Data section:
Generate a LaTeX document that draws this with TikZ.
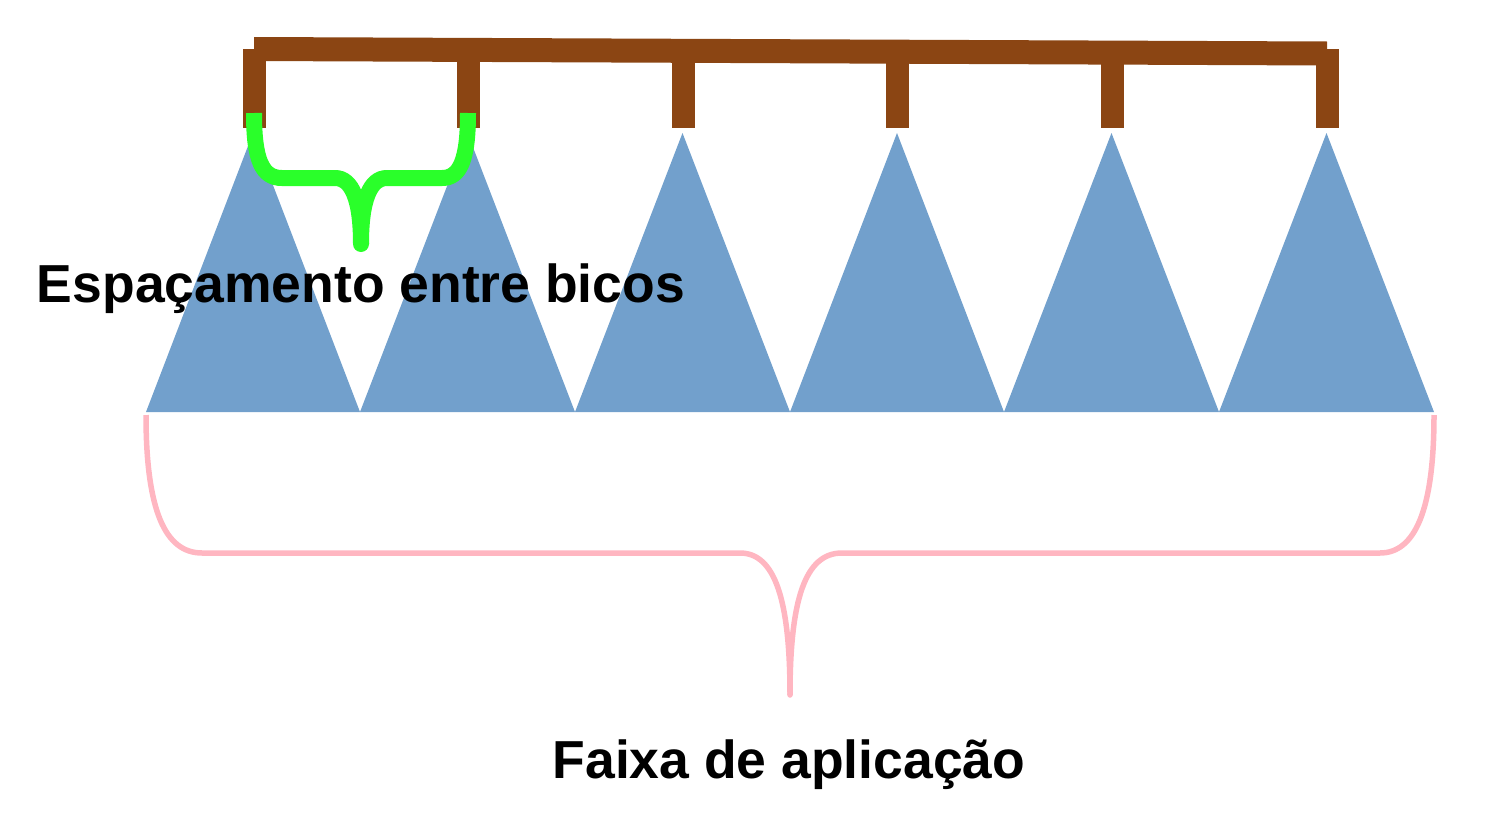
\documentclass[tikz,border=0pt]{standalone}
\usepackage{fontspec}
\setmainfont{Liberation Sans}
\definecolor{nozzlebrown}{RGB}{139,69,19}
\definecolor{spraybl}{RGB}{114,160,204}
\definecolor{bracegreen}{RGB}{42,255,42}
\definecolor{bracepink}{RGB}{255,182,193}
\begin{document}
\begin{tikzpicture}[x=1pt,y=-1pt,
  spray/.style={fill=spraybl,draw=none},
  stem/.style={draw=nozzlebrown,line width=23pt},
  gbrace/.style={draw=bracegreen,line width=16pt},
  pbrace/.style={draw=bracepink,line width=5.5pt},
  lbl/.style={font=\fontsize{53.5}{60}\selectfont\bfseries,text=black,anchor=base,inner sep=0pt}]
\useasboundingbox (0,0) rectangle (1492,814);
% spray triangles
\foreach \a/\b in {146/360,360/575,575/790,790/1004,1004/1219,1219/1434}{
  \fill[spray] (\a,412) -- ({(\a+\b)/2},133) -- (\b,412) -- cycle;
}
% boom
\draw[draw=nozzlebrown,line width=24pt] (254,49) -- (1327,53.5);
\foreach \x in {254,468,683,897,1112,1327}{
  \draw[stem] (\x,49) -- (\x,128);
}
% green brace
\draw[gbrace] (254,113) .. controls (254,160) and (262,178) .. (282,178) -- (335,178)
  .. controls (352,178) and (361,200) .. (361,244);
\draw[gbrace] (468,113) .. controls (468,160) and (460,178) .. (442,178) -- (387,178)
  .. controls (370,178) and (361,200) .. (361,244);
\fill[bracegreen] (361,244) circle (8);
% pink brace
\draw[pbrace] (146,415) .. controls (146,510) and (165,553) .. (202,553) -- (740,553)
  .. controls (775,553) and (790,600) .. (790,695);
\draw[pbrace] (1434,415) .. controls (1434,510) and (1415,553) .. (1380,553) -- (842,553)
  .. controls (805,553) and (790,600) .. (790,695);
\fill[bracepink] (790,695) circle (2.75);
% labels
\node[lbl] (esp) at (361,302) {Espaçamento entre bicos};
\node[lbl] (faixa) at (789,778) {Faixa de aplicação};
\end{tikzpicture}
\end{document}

What to work on: Copy the material above exactly and drop the pictures.

Problem solution:
Generate a LaTeX document that draws this with TikZ.
\documentclass[tikz,border=0pt]{standalone}
\usepackage{fontspec}
\setmainfont{Liberation Sans}
\definecolor{nozzlebrown}{RGB}{139,69,19}
\definecolor{spraybl}{RGB}{114,160,204}
\definecolor{bracegreen}{RGB}{42,255,42}
\definecolor{bracepink}{RGB}{255,182,193}
\begin{document}
\begin{tikzpicture}[x=1pt,y=-1pt,
  spray/.style={fill=spraybl,draw=none},
  stem/.style={draw=nozzlebrown,line width=23pt},
  gbrace/.style={draw=bracegreen,line width=16pt},
  pbrace/.style={draw=bracepink,line width=5.5pt},
  lbl/.style={font=\fontsize{53.5}{60}\selectfont\bfseries,text=black,anchor=base,inner sep=0pt}]
\useasboundingbox (0,0) rectangle (1492,814);
% spray triangles
\foreach \a/\b in {146/360,360/575,575/790,790/1004,1004/1219,1219/1434}{
  \fill[spray] (\a,412) -- ({(\a+\b)/2},133) -- (\b,412) -- cycle;
}
% boom
\draw[draw=nozzlebrown,line width=24pt] (254,49) -- (1327,53.5);
\foreach \x in {254,468,683,897,1112,1327}{
  \draw[stem] (\x,49) -- (\x,128);
}
% green brace
\draw[gbrace] (254,113) .. controls (254,160) and (262,178) .. (282,178) -- (335,178)
  .. controls (352,178) and (361,200) .. (361,244);
\draw[gbrace] (468,113) .. controls (468,160) and (460,178) .. (442,178) -- (387,178)
  .. controls (370,178) and (361,200) .. (361,244);
\fill[bracegreen] (361,244) circle (8);
% pink brace
\draw[pbrace] (146,415) .. controls (146,510) and (165,553) .. (202,553) -- (740,553)
  .. controls (775,553) and (790,600) .. (790,695);
\draw[pbrace] (1434,415) .. controls (1434,510) and (1415,553) .. (1380,553) -- (842,553)
  .. controls (805,553) and (790,600) .. (790,695);
\fill[bracepink] (790,695) circle (2.75);
% labels
\node[lbl] (esp) at (361,302) {Espaçamento entre bicos};
\node[lbl] (faixa) at (789,778) {Faixa de aplicação};
\end{tikzpicture}
\end{document}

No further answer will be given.